Os brasileiros passaram a conviver, no último ano, com informações que normalmente não tem muito destaque na mídia, como é o caso do relatório do Tribunal de Contas da União (TCU) sobre a prestação de contas da presidente Dilma, do exercício de 2014. Todos os anos o TCU analisa os gastos do governo. Mas desta vez o assunto ganhou destaque devido ao montante usado pelo governo, sem autorização do Congresso Nacional. Foram 106 bilhões de reais do Banco do Brasil e da Caixa Econômica Federal, usados em programas sociais do governo federal em 2014, um ano eleitoral. A prática foi chamada de pedalada fiscal e se tornou uma arma da oposição para pedir o impeachment da presidente Dilma. O ex-presidente do TCU, hoje aposentado, Humberto Souto (foto), acompanhou de perto a sessão que reprovou as contas da presidente Dilma e comenta, nesta entrevista, fala quais os reflexos dessa decisão, que para ele, são imprevisíveis.
O sr já tinha ouvido falar de uma situação como esta?
Nós tivemos dois casos. Um foi na época do Getúlio Vargas e o outro há pelo menos 80 anos. Naquela época o relator do processo foi aposentado pelo Getúlio Vargas. Estávamos, então, na ditadura varguista. Esse foi um fato histórico. Mas eu acho que o Tribunal não tem a função de rejeitar as contas. Ele tem a função de dar um parecer técnico elaborado para orientar os deputados e senadores. A análise é feita por uma equipe de 30 funcionários altamente qualificado, especializados, com independência, concursados. O Tribunal de Contas tem uma característica diferente dos outros tribunais. Lá os auditores assinam e se responsabilizam pelo parecer. É um trabalho muito técnico, muito fundamentado. Mas o Congresso Nacional não é obrigado a seguir a orientação.
É uma análise técnica para informar os parlamentares?
Com direito de defesa, com tudo. Cabe agora ao Congresso Nacional decidir se aceita ou não. Mas esse é um sinalizador político muito grave para a nação, e ganhou uma repercussão muito grande. Essa decisão do Tribunal passa a ser uma decisão de contas mesmo, dada a repercussão que ganhou. O problema é gravíssimo.
O governo tentou mostrar que as pedaladas fiscais eram corriqueiras, que todos os governos faziam isso?
Não é normal.

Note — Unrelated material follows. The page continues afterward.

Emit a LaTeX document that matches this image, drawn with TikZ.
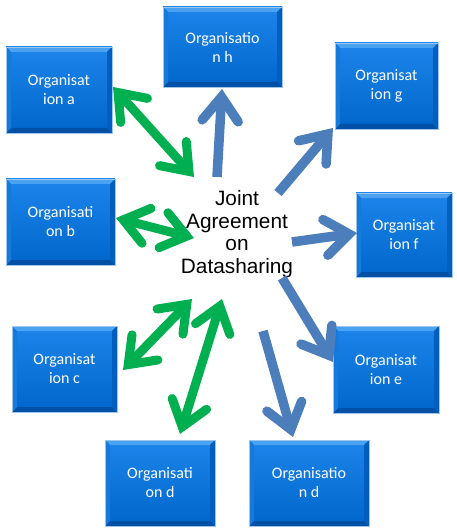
\documentclass[tikz,border=0pt]{standalone}
\usepackage{fontspec}
\setmainfont{Liberation Sans}
\newfontfamily\boxfont{Carlito}
\usetikzlibrary{arrows.meta}
\definecolor{faceTop}{HTML}{1C84EA}
\definecolor{faceBot}{HTML}{0066CC}
\definecolor{bevTop}{HTML}{4AA2F0}
\definecolor{bevBot}{HTML}{0050A6}
\definecolor{bevLeft}{HTML}{167ADC}
\definecolor{bevRight}{HTML}{005EBE}
\definecolor{boxLine}{HTML}{9CC6EE}
\definecolor{arrBlue}{HTML}{4D7EBC}
\definecolor{arrGreen}{HTML}{00B050}
\tikzset{
  orgbox/.style={rectangle, inner sep=0pt, outer sep=0pt, draw=boxLine, line width=0.6pt,
    top color=faceTop, bottom color=faceBot, text=white, align=center,
    font=\boxfont\fontsize{16}{19}\selectfont,
    path picture={
      \fill[bevTop] (path picture bounding box.north west) -- (path picture bounding box.north east)
        -- ([shift={(-5pt,-5pt)}]path picture bounding box.north east) -- ([shift={(5pt,-5pt)}]path picture bounding box.north west) -- cycle;
      \fill[bevBot] (path picture bounding box.south west) -- (path picture bounding box.south east)
        -- ([shift={(-5pt,5pt)}]path picture bounding box.south east) -- ([shift={(5pt,5pt)}]path picture bounding box.south west) -- cycle;
      \fill[bevLeft] (path picture bounding box.north west) -- ([shift={(5pt,-5pt)}]path picture bounding box.north west)
        -- ([shift={(5pt,5pt)}]path picture bounding box.south west) -- (path picture bounding box.south west) -- cycle;
      \fill[bevRight] (path picture bounding box.north east) -- ([shift={(-5pt,-5pt)}]path picture bounding box.north east)
        -- ([shift={(-5pt,5pt)}]path picture bounding box.south east) -- (path picture bounding box.south east) -- cycle;
    }},
  barb/.tip={Straight Barb[length=24pt, width=36pt, line cap=round, line join=miter]},
  bluearrow/.style={draw=arrBlue, line width=9.5pt, -barb},
  greenarrow/.style={draw=arrGreen, line width=9pt, barb-barb},
  center/.style={align=center, font=\fontsize{20.8}{22.5}\selectfont, inner sep=0pt}
}
\begin{document}
\begin{tikzpicture}[x=1pt,y=-1pt]
\useasboundingbox[fill=white] (0,0) rectangle (456,529);
% boxes
\node[orgbox, minimum width=106pt, minimum height=86pt] (a) at (59,90) {Organisat\\ion a};
\node[orgbox, minimum width=109pt, minimum height=86pt] (b) at (60.5,222) {Organisati\\on b};
\node[orgbox, minimum width=119pt, minimum height=80pt] (h) at (222.5,47) {Organisatio\\n h};
\node[orgbox, minimum width=103pt, minimum height=86pt] (g) at (386.5,86) {Organisat\\ion g};
\node[orgbox, minimum width=96pt, minimum height=84pt] (f) at (404,235) {Organisat\\ion f};
\node[orgbox, minimum width=105pt, minimum height=86pt] (c) at (64.5,369) {Organisat\\ion c};
\node[orgbox, minimum width=106pt, minimum height=87pt] (e) at (386,369.5) {Organisat\\ion e};
\node[orgbox, minimum width=110pt, minimum height=86pt] (d1) at (160,483) {Organisati\\on d};
\node[orgbox, minimum width=120pt, minimum height=86pt] (d2) at (309,483) {Organisatio\\n d};
% centre
\node[center] (J) at (237,234) {Joint\\Agreement\\on\\Datasharing};
% arrow end points
\coordinate (ga1) at (113,87);  \coordinate (ga2) at (194,177);
\coordinate (gb1) at (116,218); \coordinate (gb2) at (194,238);
\coordinate (gc1) at (123,370); \coordinate (gc2) at (192,299);
\coordinate (gd1) at (180,434); \coordinate (gd2) at (222,299);
\coordinate (bh1) at (217,177); \coordinate (bh2) at (222,89);
\coordinate (bg1) at (278,193); \coordinate (bg2) at (333,128);
\coordinate (bf1) at (292,242); \coordinate (bf2) at (357,233);
\coordinate (be1) at (282,278); \coordinate (be2) at (333,362);
\coordinate (bd1) at (263,331); \coordinate (bd2) at (293,437);
% arrows
\draw[greenarrow] (ga1) -- (ga2);
\draw[greenarrow] (gb1) -- (gb2);
\draw[greenarrow] (gc1) -- (gc2);
\draw[greenarrow] (gd1) -- (gd2);
\draw[bluearrow] (bh1) -- (bh2);
\draw[bluearrow] (bg1) -- (bg2);
\draw[bluearrow] (bf1) -- (bf2);
\draw[bluearrow] (be1) -- (be2);
\draw[bluearrow] (bd1) -- (bd2);
\end{tikzpicture}
\end{document}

As pedaladas fiscais foram gastos sem autorização orçamentária ou seja, sem constar no orçamento. Como é que ela fez isso? Mandou a Caixa, o BNDES e o Banco do Brasil pagar despesas do governo e programas sociais, que tem repercussão política. É uma transgressão, uma agressão à Lei de Responsabilidade Fiscal, que traz responsabilidade política para a presidente Dilma.
Daqui para frente, o que o sr acha que pode acontecer?
As consequências políticas serão graves. O impeachment é um ato político. Se a maioria dos deputados entender que ela não pode mais ser presidente, ela pode ser tirada, independentemente de qualquer coisa. Se você tem uma razão para isso, cria-se uma fermentação política no povo. Ela vai ter mais dificuldade para comandar. Aliás, já está tendo dificuldades. As consequências serão imprevisíveis.